Damages for contractual liabilities recognised in the UAE courts:
Such damages mean actual damage or loss suffered by an injured party as a direct result of the breach of contract. For example, if a party fails to pay an invoice amount of AED 1,000; the direct damage resulting from non-payment would be such exact amount as mentioned on the unpaid invoice.
As stated above liquidated damages are predetermined damages in a contract as against an anticipation of potential breach of contract. This concept is referred to as a penalty clause and finds reference under Article 390 of the UAE Civil Code. However, it is important to note that a judge is empowered under Article 390 (2) to increase or decrease such a predetermined amount in accordance with the merits of the case and thereby annulling any agreement made to the contrary effect.
Such damages include ascertaining the future loss of revenue/income or profits arising as a consequence of a breach of contract. However, it is important to note that the amount of lost profits must be certain and foreseeable and not based on speculations.
Such damages are assigned to infringements of honour, dignity, reputation, liberty and financial conditions and are more commonly granted in cases of tortious liability, however, UAE courts have granted such rewards as contractual breaches as well.
Contractual damages in the jurisdiction of the Dubai International Financial Centre Courts are governed under DIFC Law number 7 of 2005 (Law of Damages and Remedies 2005). Part 2 of the enactment deals with the concept and is applicable to any contract to which the Law of Contract applies.
It allows for a right to seek damages, either exclusively or in combination with any other remedies for non-performance, except as exempted under the Law of Contract. The aggrieved party is rightfully entitled to claim and receive full compensation against any loss incurred (including any deprived gain that has resulted due to such non-performance).
The aggrieved party has the right to damages as measured by:
Compensation is allowed on loss (including future loss) that has been established with a reasonable degree of certainty and also on the loss of an opportunity in proportion to the probability of its occurrence. In the event, that the amount of such damages cannot be ascertained with a reasonable and sufficient degree of certainty, it shall be at the discretion of the Court to conclude such assessment.
Additionally, the defaulting party is liable only for foreseeable losses which it foresaw or could have reasonably foreseen to have resulted from its default.
In the event, the injured party terminates the contract and enters into a replacement transaction within a reasonable manner and time, it is entitled to recover the amount of difference between the contract price and the price of the replacement transaction along with damages for any future losses.
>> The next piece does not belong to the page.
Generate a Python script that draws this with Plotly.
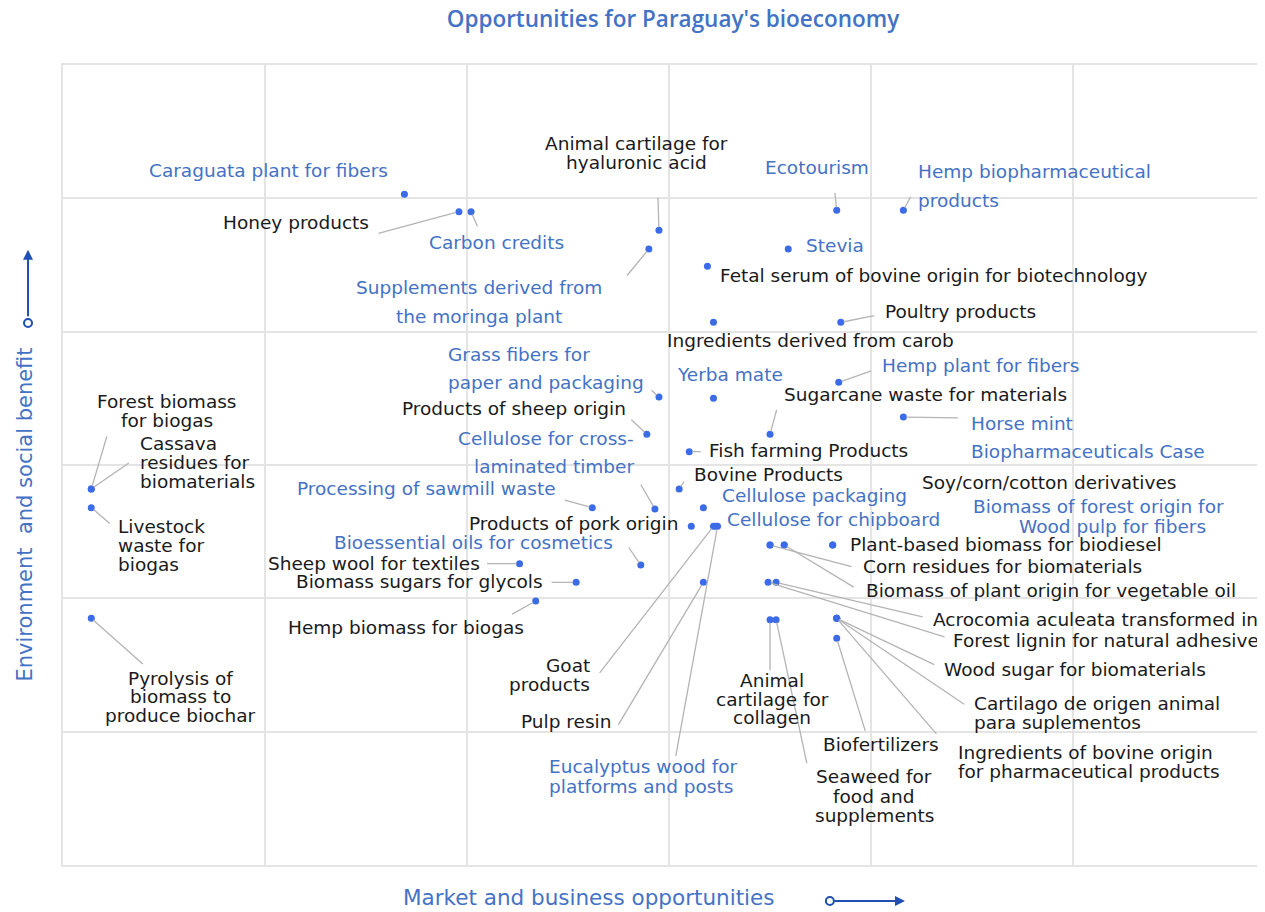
import plotly.graph_objects as go

# opportunity labels, market score (x) and environment/social score (y)
labels = [
    "Caraguata plant for fibers", "Honey products", "Carbon credits",
    "Supplements derived from<br>the moringa plant", "Animal cartilage for<br>hyaluronic acid",
    "Ecotourism", "Hemp biopharmaceutical<br>products", "Stevia",
    "Fetal serum of bovine origin for biotechnology", "Poultry products",
    "Ingredients derived from carob", "Hemp plant for fibers", "Yerba mate",
    "Sugarcane waste for materials", "Horse mint<br>Biopharmaceuticals Case",
    "Grass fibers for<br>paper and packaging", "Products of sheep origin",
    "Cellulose for cross-<br>laminated timber", "Fish farming Products", "Bovine Products",
    "Processing of sawmill waste", "Products of pork origin", "Cellulose packaging",
    "Cellulose for chipboard", "Bioessential oils for cosmetics", "Sheep wool for textiles",
    "Biomass sugars for glycols", "Hemp biomass for biogas", "Forest biomass<br>for biogas",
    "Cassava<br>residues for<br>biomaterials", "Livestock<br>waste for<br>biogas",
    "Pyrolysis of<br>biomass to<br>produce biochar", "Plant-based biomass for biodiesel",
    "Corn residues for biomaterials", "Biomass of plant origin for vegetable oil",
    "Soy/corn/cotton derivatives", "Biomass of forest origin for", "Wood pulp for fibers",
    "Acrocomia aculeata transformed in", "Forest lignin for natural adhesives",
    "Wood sugar for biomaterials", "Cartilago de origen animal<br>para suplementos",
    "Ingredients of bovine origin<br>for pharmaceutical products", "Biofertilizers",
    "Animal<br>cartilage for<br>collagen", "Seaweed for<br>food and<br>supplements",
    "Goat<br>products", "Pulp resin", "Eucalyptus wood for<br>platforms and posts",
]
market = [
    1.69, 1.96, 2.02, 2.90, 2.95, 3.83, 4.16, 3.59, 3.19, 3.85,
    3.22, 3.84, 3.22, 3.50, 4.16, 2.95, 2.89, 2.93, 3.10, 3.05,
    2.62, 3.11, 3.17, 3.23, 2.86, 2.26, 2.54, 2.34, 0.14, 0.14,
    0.14, 0.14, 3.81, 3.50, 3.57, 3.81, 3.50, 3.57, 3.53, 3.49,
    3.83, 3.83, 3.83, 3.83, 3.50, 3.53, 3.22, 3.17, 3.24,
]
benefit = [
    5.03, 4.90, 4.90, 4.62, 4.76, 4.91, 4.91, 4.62, 4.49, 4.07,
    4.07, 3.62, 3.50, 3.23, 3.36, 3.51, 3.23, 2.67, 3.10, 2.82,
    2.68, 2.54, 2.68, 2.54, 2.25, 2.26, 2.12, 1.98, 2.82, 2.82,
    2.68, 1.85, 2.40, 2.40, 2.40, 2.40, 2.40, 2.40, 2.12, 2.12,
    1.85, 1.85, 1.85, 1.70, 1.84, 1.84, 2.54, 2.12, 2.54,
]
highlighted = {
    "Caraguata plant for fibers", "Carbon credits", "Supplements derived from<br>the moringa plant",
    "Ecotourism", "Hemp biopharmaceutical<br>products", "Stevia", "Hemp plant for fibers",
    "Yerba mate", "Horse mint<br>Biopharmaceuticals Case", "Grass fibers for<br>paper and packaging",
    "Cellulose for cross-<br>laminated timber", "Processing of sawmill waste", "Cellulose packaging",
    "Cellulose for chipboard", "Bioessential oils for cosmetics", "Biomass of forest origin for",
    "Wood pulp for fibers", "Eucalyptus wood for<br>platforms and posts",
}

# label placement in pixels from each point: text dx, dy, anchor, line gap, leader tail
placement = [
    (-14, -24, "right", 0, None), (-88, 11, "right", 0, (-82, 22)), (25, 31, "center", 0, (7, 16)),
    (-170, 38, "center", 29, (-23, 28)), (-22, -87, "center", 19, (-1, -34)),
    (-20, -43, "center", 0, (-2, -19)), (13, -39, "left", 29, (8, -15)), (16, -4, "left", 0, None),
    (11, 9, "left", 0, None), (42, -11, "left", 0, (35, -7)),
    (-48, 18, "left", 0, None), (41, -17, "left", 0, (34, -12)), (17, -24, "center", 0, None),
    (12, -40, "left", 0, (7, -26)), (66, 6, "left", 28, (56, 1)),
    (-213, -43, "left", 28, (-9, -8)), (-19, -26, "right", 0, (-17, -16)),
    (-19, -71, "right", 28, (-15, -26)), (18, -1, "left", 0, (13, 0)), (13, -15, "left", 0, (6, -9)),
    (-34, -19, "right", 0, (-29, -8)), (-11, -3, "right", 0, None), (17, -12, "left", 0, None),
    (9, -7, "left", 0, None), (-26, -23, "right", 0, (-13, -19)), (-38, 0, "right", 0, (-34, 0)),
    (-31, -1, "right", 0, (-26, 0)), (-130, 26, "center", 0, (-25, 14)), (76, -88, "center", 19, (16, -54)),
    (47, -46, "left", 19, (39, -27)), (25, 19, "left", 19, (20, 17)),
    (89, 60, "center", 18.5, (53, 47)), (15, -1, "left", 0, None),
    (91, 21, "left", 0, (83, 22)), (80, 45, "left", 0, (71, 43)),
    (87, -63, "left", 0, None), (201, -39, "left", 0, None), (233, -19, "left", 0, None),
    (155, 37, "left", 0, (148, 35)), (183, 58, "left", 0, (178, 55)),
    (105, 51, "left", 0, (99, 47)), (135, 85, "left", 19, (129, 87)),
    (119, 134, "left", 19, (101, 117)), (-16, 106, "left", 0, (29, 94)),
    (2, 61, "center", 18.5, (0, 52)), (98, 157, "center", 19.5, (31, 145)),
    (-121, 139, "right", 19, (-115, 148)), (-90, 139, "right", 0, (-86, 144)),
    (-171, 240, "left", 20, (-42, 231)),
]

BLUE = "#4472c4"
DARK = "#1a1a1a"
FONT = "DejaVu Sans"

fig = go.Figure()
fig.add_trace(go.Scatter(
    x=market, y=benefit, mode="markers",
    marker=dict(size=7, color="#3b6be6"),
    hoverinfo="text", text=labels,
))

notes = []
# leaders first so the text sits on top
for name, mx, by, (dx, dy, anchor, gap, lead) in zip(labels, market, benefit, placement):
    if lead:
        notes.append(dict(x=mx, y=by, xref="x", yref="y", text="", showarrow=True,
                          ax=lead[0], ay=lead[1], arrowhead=0, arrowwidth=1.3,
                          arrowcolor="#b4b4b4", standoff=3))
for name, mx, by, (dx, dy, anchor, gap, lead) in zip(labels, market, benefit, placement):
    color = BLUE if name in highlighted else DARK
    for i, line in enumerate(name.split("<br>")):
        notes.append(dict(x=mx, y=by, xref="x", yref="y", text=line, showarrow=False,
                          xanchor=anchor, yanchor="middle",
                          xshift=dx, yshift=-(dy + i * gap),
                          font=dict(family=FONT, size=18.5, color=color)))

# axis titles and direction arrows
notes.append(dict(x=0.438, y=-0.041, xref="paper", yref="paper", showarrow=False,
                  xanchor="center", yanchor="middle",
                  text="Market and business opportunities",
                  font=dict(family=FONT, size=21.5, color=BLUE)))
notes.append(dict(x=-0.032, y=0.4375, xref="paper", yref="paper", showarrow=False,
                  xanchor="center", yanchor="middle",
                  text="Environment  and social benefit", textangle=-90,
                  font=dict(family=FONT, size=21, color=BLUE)))
notes.append(dict(x=0.7005, y=-0.045, xref="paper", yref="paper", text="", showarrow=True,
                  ax=-72, ay=0, arrowhead=2, arrowsize=1, arrowwidth=2, arrowcolor="#1f4fb0"))
notes.append(dict(x=-0.0291, y=0.769, xref="paper", yref="paper", text="", showarrow=True,
                  ax=0, ay=68, arrowhead=2, arrowsize=1, arrowwidth=2, arrowcolor="#1f4fb0"))

shapes = [
    dict(type="circle", xref="paper", yref="paper", xsizemode="pixel", ysizemode="pixel",
         xanchor=0.638, yanchor=-0.045, x0=-4, x1=4, y0=-4, y1=4,
         line=dict(color="#1f4fb0", width=2), fillcolor="white"),
    dict(type="circle", xref="paper", yref="paper", xsizemode="pixel", ysizemode="pixel",
         xanchor=-0.0291, yanchor=0.6775, x0=-4, x1=4, y0=-4, y1=4,
         line=dict(color="#1f4fb0", width=2), fillcolor="white"),
]

# page body adds an 8px margin, so the figure is 8px smaller on each side
fig.update_layout(
    width=1257, height=904,
    margin=dict(l=55, r=0, t=57, b=47),
    paper_bgcolor="white", plot_bgcolor="white",
    showlegend=False,
    title=dict(text="Opportunities for Paraguay's bioeconomy", x=0.529, xanchor="center",
               y=0.988, yanchor="middle",
               font=dict(family="Open Sans", size=22.5, color=BLUE, weight=600)),
    annotations=notes, shapes=shapes,
)
fig.update_xaxes(range=[0, 5.95], dtick=1, showticklabels=False, showgrid=True,
                 gridcolor="#e4e4e4", gridwidth=2, zeroline=False,
                 showline=True, mirror=True, linecolor="#e4e4e4", linewidth=2)
fig.update_yaxes(range=[0, 6], dtick=1, showticklabels=False, showgrid=True,
                 gridcolor="#e4e4e4", gridwidth=2, zeroline=False,
                 showline=True, linecolor="#e4e4e4", linewidth=2)

fig.write_html("out.html")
It is to be noted that the injured party is absolved of any liability where the difference between the prices nullifies part of the loss. The defaulting party under this law is not liable for any loss suffered by the injured party to the extent that the loss could have been reduced by taking reasonable steps on the part of the latter. In the event, that reasonable attempts have been made by the latter, it is entitled to recover all expenses reasonably incurred to mitigate such loss.
DIFC allows for interest on failure to pay money when it falls due and entitles the injured party to interest calculated from the time such payment becomes due to the time of payment (irrespective of whether the non-payment is excused). Interest on damages for non-performance of obligations accrues from the time of such non-performance. DIFC courts provide for the grant of the predetermined payment for default or non-performance by the defaulting party as agreed between the parties. Where the contract prescribes a specified amount to be paid by the defaulting party in the event of non-performance, the aggrieved party shall be entitled to receive that amount irrespective of the actual loss sustained. However, it is to be noted that such a sum is subject to decrease to a reasonable amount in the event it is largely disproportionate to the loss actually capable to be resulting from such a breach. Further, damages in the DIFC courts are eligible to be awarded in addition to, or in substitution for an injunction or specific performance where the court has jurisdiction to entertain such an application. Any action for breach of contract is required to be instituted within six (6) years from the date on which the cause of action accrued. Cause of action is denoted to arise when the breach occurs, irrespective of the injured party’s lack of knowledge of such occurrence except where such breach constitutes fraud, in which event, the cause of action shall arise when the injured party discovers such breach. It is important to note that such a limitation period can be reduced to not less than one (1) year through the original agreement but is not capable of being extended.